Lot, in God’s mercy, is forced from the city with his wife and daughters. His wife loses her life because she had already lost her soul to the allurement of the city. The deleterious impact of the depraved city culture is evident also in his daughters who get their father drunk and commit incest with him.

These chapters again contrast Abraham and Lot and affirm God’s selection of Abraham as the one through whom He will create a new humanity bringing together the nations of the world.  Lot fails to influence the city for God while Abraham relentlessly cries out to God to spare the alien city. Also the ignoble birth of sons through a drunken Lot’s incestuous acts contrasts with God’s promised gift of Isaac through an aged and doubtful Sarah. Abraham is distinguished from Lot because he believes the promise of God. It is only through Abraham-like faith in the promise of God (now centered in Jesus Christ) that we see through the false promises offered by the enticements of urban culture

As we labor in cities which often display the depraved culture of Sodom, we hope, unlike Lot, to withstand the allurement of cultural values that deny God and to counteract those values with a godly life and witness to the gospel. Like Abraham we intercede for cities deserving of judgment, hoping that God in his mercy will delay judgment.
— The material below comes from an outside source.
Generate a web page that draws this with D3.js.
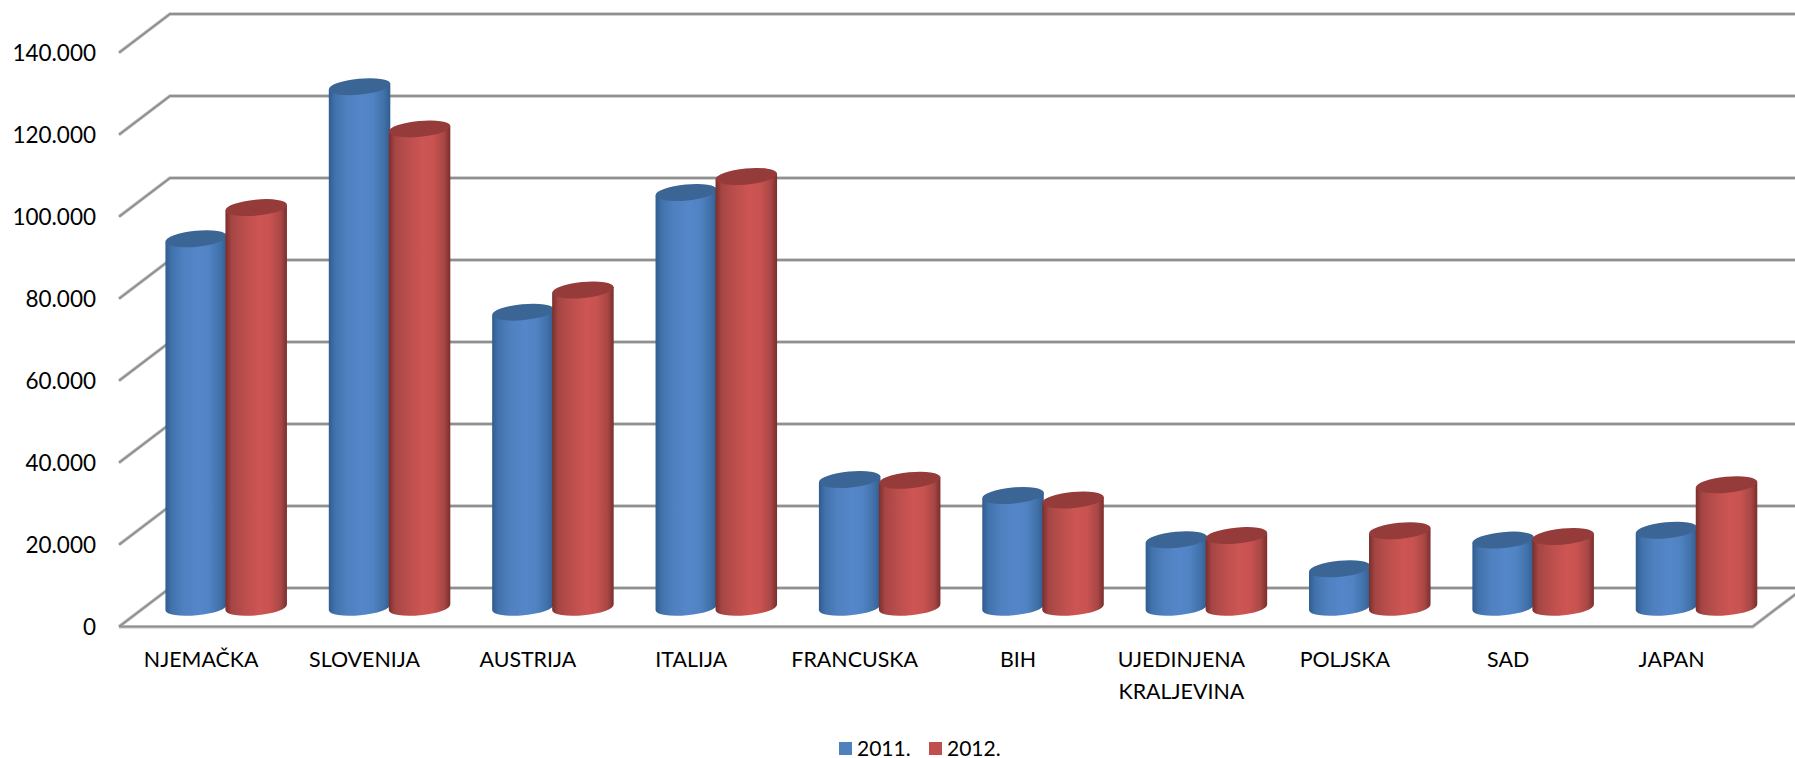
<!DOCTYPE html>
<html>
<head>
<meta charset="utf-8">
<script src="https://cdn.jsdelivr.net/npm/d3@7"></script>
<style>
  html, body { margin: 0; padding: 0; background: #fff; overflow: hidden; }
  text { font-family: Lato, sans-serif; fill: #000; }
</style>
</head>
<body>
<svg id="chart" width="1795" height="758"></svg>
<script>
var categories = ['NJEMAČKA', 'SLOVENIJA', 'AUSTRIJA', 'ITALIJA', 'FRANCUSKA', 'BIH',
  'UJEDINJENA KRALJEVINA', 'POLJSKA', 'SAD', 'JAPAN'];
var years = ['2011.', '2012.'];
var values2011 = [89900, 127000, 72000, 101200, 31200, 27300, 16500, 9400, 16400, 18800];
var values2012 = [97500, 116700, 77400, 105100, 31000, 26200, 17500, 18700, 17300, 29900];
var yTicks = [0, 20000, 40000, 60000, 80000, 100000, 120000, 140000];

var depthX = 51, depthY = 38.7;
var barGap = 60, rx = 30.9, ry = 8, tilt = 5.5;

var svg = d3.select('#chart');
var defs = svg.append('defs');

var x = d3.scaleBand().domain(categories).range([119, 1752.7]);
var y = d3.scaleLinear().domain([0, 140000]).range([626.7, 52.7]);
var fmt = d3.formatLocale({ decimal: ',', thousands: '.', grouping: [3], currency: ['', ''] }).format(',d');

var palette = [
  { id: 'blue', top: '#3b6594', stops: ['#305c8e', '#4272ab', '#4f81c0', '#5486ca', '#5083c3', '#4070a8', '#315d8f'] },
  { id: 'red', top: '#953b39', stops: ['#7a2e2c', '#a54644', '#ba4e4c', '#cd5553', '#c95351', '#a84745', '#7a2e2c'] }
];
var stopAt = [0, 0.1, 0.3, 0.55, 0.72, 0.9, 1];

palette.forEach(function (p) {
  var g = defs.append('linearGradient').attr('id', 'grad-' + p.id);
  g.selectAll('stop').data(p.stops).enter().append('stop')
    .attr('offset', function (d, i) { return stopAt[i]; })
    .attr('stop-color', function (d) { return d; });
});

function gridLine(d) {
  var x0 = x.range()[0];
  return 'M' + x0 + ',' + y(d) + 'L' + (x0 + depthX) + ',' + (y(d) - depthY) +
    'L' + (x.range()[1] + depthX) + ',' + (y(d) - depthY);
}
var floorLine = 'M' + x.range()[0] + ',' + y(0) + 'L' + x.range()[1] + ',' + y(0) +
  'L' + (x.range()[1] + depthX) + ',' + (y(0) - depthY);

// grey line with a lighter halo, goes past the right edge like the original
[{ c: '#c4c4c4', w: 3.4 }, { c: '#8f8f8f', w: 1.8 }].forEach(function (s) {
  var grid = svg.append('g').attr('fill', 'none').attr('stroke', s.c).attr('stroke-width', s.w);
  grid.selectAll('path').data(yTicks).enter().append('path').attr('d', gridLine);
  grid.append('path').attr('d', floorLine);
});

// y axis labels
var yAxis = svg.append('g')
  .attr('transform', 'translate(96,0)')
  .call(d3.axisLeft(y).tickValues(yTicks).tickSize(0).tickPadding(0).tickFormat(fmt));
yAxis.select('.domain').remove();
yAxis.selectAll('text').attr('font-size', 22.5).style('font-family', 'Lato, sans-serif').attr('dy', '0.34em');

// x axis labels
var xAxis = svg.append('g')
  .attr('transform', 'translate(0.5,' + y(0) + ')')
  .call(d3.axisBottom(x).tickSize(0).tickPadding(0));
xAxis.select('.domain').remove();
xAxis.selectAll('text')
  .attr('font-size', 21.4)
  .style('font-family', 'Lato, sans-serif')
  .attr('y', 40)
  .attr('dy', 0)
  .each(function (d) {
    var el = d3.select(this);
    var words = d.split(' ');
    el.text(null);
    words.forEach(function (w, i) {
      el.append('tspan').attr('x', 0).attr('dy', i ? 32.5 : 0).text(w);
    });
  });

function cylinder(cx, topY, baseY) {
  var a = tilt * Math.PI / 180;
  var dx = rx * Math.cos(a), dy = rx * Math.sin(a);
  return 'M' + (cx - dx) + ',' + (topY + dy) +
    'L' + (cx + dx) + ',' + (topY - dy) +
    'L' + (cx + dx) + ',' + (baseY - dy) +
    'A' + rx + ',' + ry + ' ' + (-tilt) + ' 0 1 ' + (cx - dx) + ',' + (baseY + dy) + 'Z';
}

var bars = svg.append('g');
categories.forEach(function (c, i) {
  [values2011[i], values2012[i]].forEach(function (v, s) {
    var cx = x(c) + x.bandwidth() / 2 + depthX / 2 + (s ? barGap / 2 : -barGap / 2);
    var topY = y(v) - depthY / 2;
    var baseY = y(0) - depthY / 2;
    bars.append('path')
      .attr('d', cylinder(cx, topY, baseY))
      .attr('fill', 'url(#grad-' + palette[s].id + ')');
    bars.append('ellipse')
      .attr('rx', rx).attr('ry', ry)
      .attr('transform', 'translate(' + cx + ',' + topY + ') rotate(' + (-tilt) + ')')
      .attr('fill', palette[s].top);
  });
});

// legend
var legendX = d3.scaleOrdinal().domain(years).range([839, 929]);
var legend = svg.append('g').selectAll('g').data(years).enter().append('g')
  .attr('transform', function (d) { return 'translate(' + legendX(d) + ',742)'; });
legend.append('rect').attr('width', 13).attr('height', 13)
  .attr('fill', function (d, i) { return i ? '#c0504d' : '#4f81bd'; });
legend.append('text').attr('x', 18).attr('y', 13.5).attr('font-size', 21)
  .text(function (d) { return d; });
</script>
</body>
</html>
We recognize as Peter did later, that Sodom-like conditions often exist in urban centers, calling out for judgment, yet God in His longsuffering sometimes delays that judgment, ‘not willing that any should perish, but that all should come to repentance.’ We also realize that not all our prayers of intercession are answered in the way we desire. Sometimes the ‘Sodoms’ of this world are destroyed with only an undeserving few being rescued through God’s mercy.